The book focuses on downstream analyses, which start with a spot-level or cell-level gene expression count table and set of spatial coordinates as the main inputs. Preprocessing procedures to generate these inputs from the raw data for the various technological platforms are described in other resources (e.g. in our related book Visium Data Preprocessing for the 10x Genomics Visium platform) and tutorials provided by the platform manufacturers.
For most analysis steps, a number of methods are available to choose from. In general, we will showcase methods that we have found to work well and are computationally scalable, with a preference for methods available through Bioconductor. The book is not intended to provide a comprehensive listing of all available methods.
In the code examples, we will only include methods that are available through Bioconductor or CRAN (in R) or PyPI (in Python). This restriction helps ensure long-term stability and maintainability, enables regular testing via the Bioconductor build system, and makes it easier for readers to adapt the examples to integrate new methods or build extended Bioconductor-based workflows. Some methods that are available from GitHub or other sources will also be mentioned in the text.
1.4 Bioconductor
Bioconductor is an “open source and open development” project providing a cohesive and flexible framework for rigorous and reproducible analyses of high-throughput genomic data in R (Huber et al. 2015). Bioconductor provides access to more than 2000 contributed R packages, as well as infrastructure maintained by the Bioconductor Core Team, providing a rich analysis environment for users.

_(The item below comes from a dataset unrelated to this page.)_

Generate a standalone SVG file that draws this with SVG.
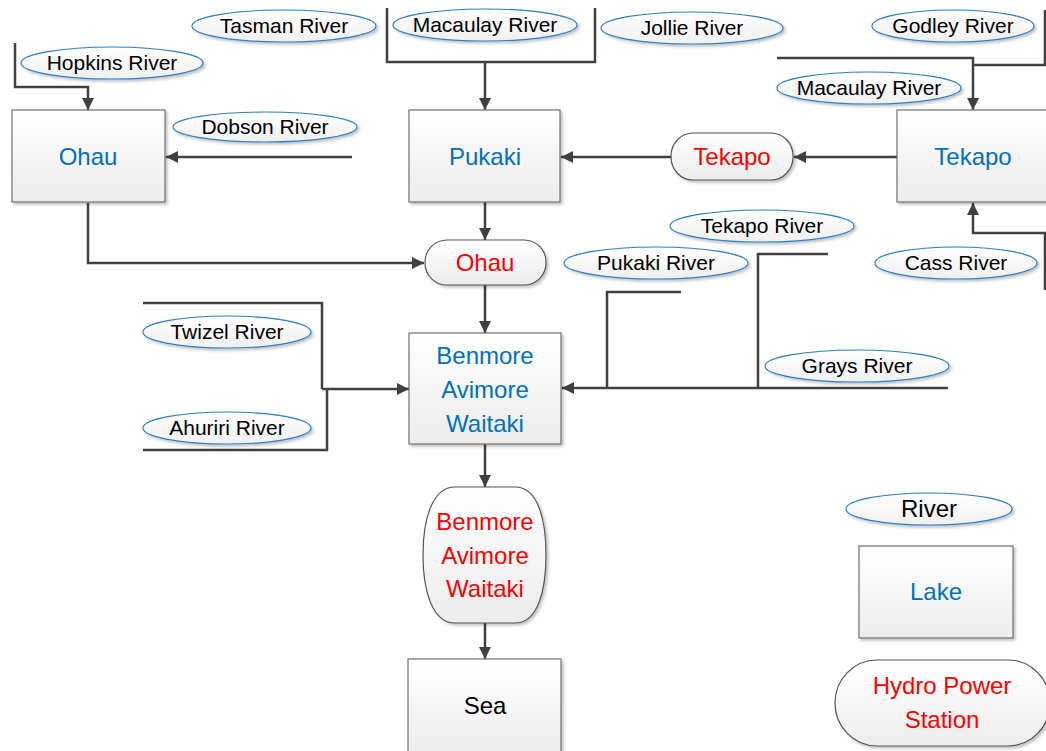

A key strength of the Bioconductor framework is the modularity and open development philosophy. Packages are contributed by research groups around the world, with the Bioconductor Core Team coordinating the overall project and maintaining infrastructure, build testing, and development guidelines. Contributed packages use consistent data structures, enabling users to easily connect packages developed by different research groups to build analysis workflows that include the latest state-of-the-art methods. Bioconductor packages also include comprehensive documentation, including extended tutorials and package vignettes.
1.5 Additional introductory resources
For readers who are new to R and/or Bioconductor, additional useful resources include:
The Orchestrating Single-Cell Analysis with Bioconductor (OSCA) online book (Amezquita et al. 2020), which contains comprehensive materials on analysis workflows for non-spatial single-cell data, as well as further introductory materials on R and Bioconductor.
The R for Data Science online book provides an excellent introduction to R.
Data Carpentry and Software Carpentry provide online lesson materials on R programming, the Unix shell, and version control.
The R/Bioconductor Data Science Team at the Lieber Institute for Brain Development has a detailed guide of free resources and videos to learn more about R and Bioconductor, as well as YouTube videos, including some on the basics of Bioconductor and infrastructure for storing gene expression data.
1.6 Feedback and contributions
We welcome feedback, suggestions, and contributions from readers in the research community. These may be provided as GitHub issues for further discussion with the developers.
Note that all methods used within code examples must be available as packages from either Bioconductor or CRAN (in R) or PyPI (in Python) to ensure long-term stability and maintainability (see Section 1.3).